PyTherm is a 2D heat conduction simulator I built to explore how heat moves through different materials. Paint a grid of real engineering materials, set up heat sources and boundary conditions, and watch Fourier conduction happen in real time.
Under the hood it's an explicit finite-difference solver with per-cell CFL sub-stepping, harmonic-mean conductivity at material interfaces, and a library of 196 built-in materials. The whole thing runs on Python, PyQt6, and NumPy.
Grab the latest build from the Releases page:
| Platform | File |
|---|---|
| Windows | PyTherm-Windows.exe |
| macOS | PyTherm-macOS |
| Linux | PyTherm-Linux |
Windows: The exe is unsigned. SmartScreen will warn on first launch -- click "More info" then "Run anyway."
git clone https://github.com/dukesmith0/pytherm.git
cd pytherm
pip install -r requirements.txt
python main.pyRequires Python 3.10+ with PyQt6 and NumPy.
- Solves the 2D transient heat equation using explicit FDM
- Harmonic mean of k at material interfaces (correct for thermal series)
- Per-cell CFL sub-stepping -- up to 2000x more efficient than a global CFL bound on mixed grids
- Fixed-temperature sources, constant heat flux (W/m^2 or W/m^3), and per-edge boundary conditions
- Real-time energy conservation tracking
- 196 built-in materials across 26+ subcategories (metals, ceramics, polymers, gases, liquids, electronics, etc.)

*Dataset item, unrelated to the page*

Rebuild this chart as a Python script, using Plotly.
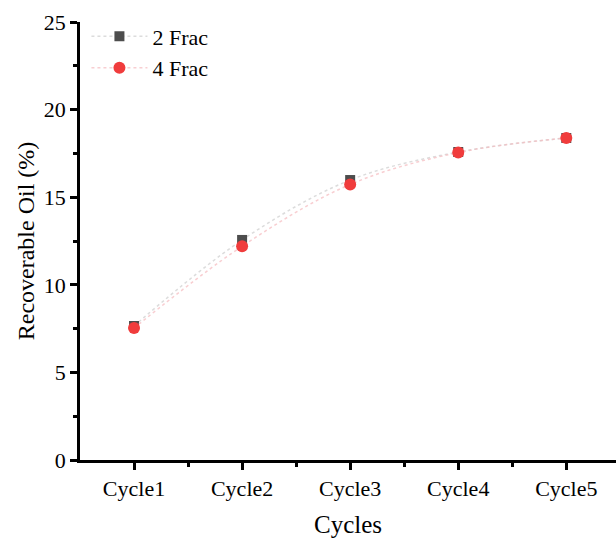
import plotly.graph_objects as go

categories = ["Cycle1", "Cycle2", "Cycle3", "Cycle4", "Cycle5"]
frac2 = [7.65, 12.56, 15.98, 17.58, 18.38]
frac4 = [7.53, 12.2, 15.73, 17.55, 18.38]
y_ticks = [0, 5, 10, 15, 20, 25]

xs = list(range(len(categories)))
FONT = "Liberation Serif, Times New Roman, serif"

fig = go.Figure()
fig.add_trace(go.Scatter(
    x=xs, y=frac2, name="2 Frac", mode="lines+markers",
    line=dict(shape="spline", dash="dot", color="rgba(205,205,205,0.7)", width=1.5),
    marker=dict(symbol="square", size=10, color="#4d4d4d"),
))
fig.add_trace(go.Scatter(
    x=xs, y=frac4, name="4 Frac", mode="lines+markers",
    line=dict(shape="spline", dash="dot", color="rgba(245,185,190,0.7)", width=1.5),
    marker=dict(symbol="circle", size=12, color="#f03c3c"),
))

fig.update_layout(
    width=616, height=538,
    margin=dict(l=80, r=0, t=22, b=78),
    plot_bgcolor="white", paper_bgcolor="white",
    font=dict(family=FONT, size=22, color="black"),
    showlegend=True,
    legend=dict(x=0.012, y=1.015, xanchor="left", yanchor="top",
                bgcolor="rgba(0,0,0,0)", font=dict(size=22),
                tracegroupgap=0, itemsizing="trace", itemwidth=56),
    xaxis=dict(
        range=[-0.5, 4.46], tickvals=xs, ticktext=categories,
        showgrid=False, zeroline=False, showline=True, linecolor="black", linewidth=2.5,
        ticks="outside", ticklen=7, tickwidth=2.5, tickcolor="black",
        minor=dict(tickvals=[0.5, 1.5, 2.5, 3.5], ticks="outside", ticklen=4,
                   tickwidth=2.5, tickcolor="black", showgrid=False),
        title=dict(text="Cycles", font=dict(size=25), standoff=16),
        tickfont=dict(size=22),
    ),
    yaxis=dict(
        range=[0, 25], tickvals=y_ticks,
        showgrid=False, zeroline=False, showline=True, linecolor="black", linewidth=2.5,
        ticks="outside", ticklen=7, tickwidth=2.5, tickcolor="black",
        minor=dict(dtick=2.5, tick0=0, ticks="outside", ticklen=4,
                   tickwidth=2.5, tickcolor="black", showgrid=False),
        title=dict(text="Recoverable Oil (%)", font=dict(size=24), standoff=3),
        tickfont=dict(size=22),
    ),
)

fig.write_html("out.html")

- Custom material editor with import/export
- Material view, temperature heatmap, and heat flow rate -- three view modes
- Heat flow vector arrows with auto-decimation
- Isotherm contour lines and hotspot highlighting
- 4 color palettes (Classic, Viridis, Plasma, Grayscale) with reverse option
- Floating color legend, convergence graph, temperature-vs-time plots
- Light and dark themes
- Draw, fill, select, copy/paste, undo/redo
- Thermal resistance report (R_th = dT/Q)
- Step history navigation, smooth step animation
- Command palette (Ctrl+Shift+P), 30+ keyboard shortcuts
- Save/load
.pythermfiles, export PNG and CSV - 15 example templates
1. Compute harmonic-mean interface conductances (k_r, k_l, k_u, k_d)
2. Per-cell CFL: dt_safe = 0.9 * min(rho_cp / k_sum) * dx^2
3. Sub-step: T_new = T + dt * flux * inv_rho_cp
4. Inject heat flux: dT += flux_q * dt / rho_cp
5. Re-pin fixed-T cells
| Decision | Why |
|---|---|
| Harmonic mean of k | Correct for materials in series -- arithmetic mean over-predicts by ~4000x |
| Center-cell rho*Cp | Each cell stores its own energy; interface-averaging violates conservation |
| Per-cell CFL | Global bound is ~2000x too conservative on mixed-material grids |
| Explicit Euler | CFL guarantees stability; simple, vectorizable, good enough for interactive use |
| Kelvin internally | No negative-temperature edge cases; unit conversion only at display layer |
PyTherm models 2D transient conduction through heterogeneous isotropic materials with constant properties. It does not model convection, radiation, phase change, 3D geometry, contact resistance, or temperature-dependent material properties.
This makes it good for thermal layout studies, teaching, and first-order engineering estimates. For anything that needs certification or high accuracy, use a proper FEA/CFD tool.
| Key | Action |
|---|---|
| Space | Play / Pause |
| R | Reset |
| D / S / W | Draw / Select / Fill |
| Q | Cycle view (Material / Heatmap / Heat Flow) |
| F | Fit to window |
| G | Grid lines |
| P | Protect cells |
| [ / ] | Step history back / forward |
| Ctrl+Shift+P | Command palette |
| Ctrl+/ | Full shortcuts list |
Material properties sourced from:
Incropera, F.P. et al. (2011). Fundamentals of Heat and Mass Transfer, 7th ed. Wiley.
MIT -- Craig "Duke" Smith, 2026. See LICENSE.